Reid plots final days in power
Senate Majority Leader Harry Reid (D-Nev.) hopes to confirm 50 of President Obama’s nominees and move an omnibus spending bill in a last hurrah before Democrats give up power in the Senate.
The nominees are part of a packed lame-duck schedule that Reid is furiously planning and that will be a topic at Friday’s White House lunch meeting between Obama and congressional leaders.
{mosads}Reid also wants to move a package of expiring tax provisions, the annual Defense Department authorization bill and an extension of a tax moratorium on Internet purchases in the weeks between Thanksgiving and Christmas.
That will be a challenge not only because of the tight schedule, but because of expected clashes between Democrats over what should be prioritized before Minority Leader Mitch McConnell (R-Ky.) takes over the Senate’s agenda in January.
For example, Senate Judiciary Committee Chairman Patrick Leahy (D-Vt.), who is about to lose his chairmanship, is pushing for consideration of a bill reforming the National Security Agency despite opposition from other Democrats.
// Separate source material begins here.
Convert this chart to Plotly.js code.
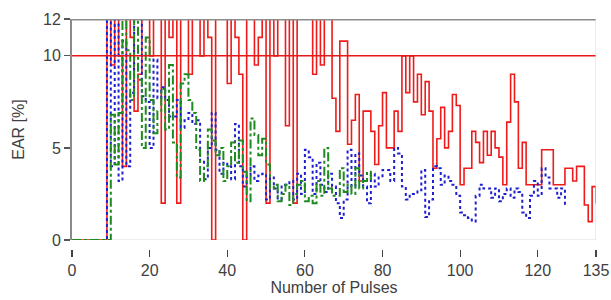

One of the most pressing needs from the administration’s point of view is getting the Senate to confirm as many as 38 State Department nominees, but Reid will have to be judicious given the priorities fighting for precious floor time in the Senate.
Senate Democrats last year killed the Senate filibuster for most nominees, but it still takes up hours of floor time to move a nominee if there is a single objection.
Advocacy groups are pressing the leader to move judicial nominees as quickly as he can, knowing it will be much harder to move them when McConnell takes over.
“There are 16 [district court] nominees on the floor, and there are eight more district court nominees in committee, and the expectation is that all of them can and should be confirmed before the end of the year,” said Michelle Schwartz, director of justice programs at the Alliance for Justice.
There are a total of 24 judicial nominees on the executive calendar. Although there are seven circuit court vacancies, none of the pending nominees are for those seats.
Another wild card is that Obama is expected to nominate a candidate to replace Attorney General Eric Holder soon. This could trigger another time consuming fight, particularly if the president picks a controversial nominee.
Reid’s top lame-duck priority is to move a new bill to fund the government.
A senior Democratic aide said the Senate Appropriations Committee fully expects to pass an omnibus spending package that would run the government through September 2015 and asserted there is no talk of moving a short-term funding measure that would let the new Senate GOP majority renegotiate spending levels early next years.
“There’s no talk whatsoever about a short-term CR [continuing resolution],” the aide said in reference to a continuing resolution.
The House, however, will also have a say in whether Congress moves an omnibus spending package, a yearlong stopgap funding measure or a short-term continuing resolution.
It’s possible that Republicans will agree to a longer-term spending bill that would stick to the spending caps included in the two-year budget deal worked out by Sen. Patty Murray (D-Wash.) and Rep. Paul Ryan (R-Wis.) after the government shutdown.
That would put off a new fight over spending until the 2016 fiscal year, which begins on Oct. 1.
House Republicans are debating internally over what their best strategy is.
“We’ll be talking with members all next week about what can and should get done — or not — in the lame duck,” said Michael Steel, spokesman for Speaker John Boehner (Ohio).
McConnell has signaled to GOP colleagues that he wants to start his reign as majority leader in 2015 with a clean slate.
He wants to avoid a messy fight over spending levels at the beginning of next year, which could derail one of his top priorities, passing a budget.
But he faces internal challenges as well.
Conservative Sens. Ted Cruz (R-Texas) and Mike Lee (R-Utah), two Tea Party favorites, have vowed to object to any legislation that could be postponed until next year.
“By any measure, deliberately planning to reconvene the Senate in a lame-duck session to address major new legislation would subvert the will of the American people, lessen accountability, and do lasting damage to the dignity and integrity of this body’s proceedings,” they wrote in a letter to Reid.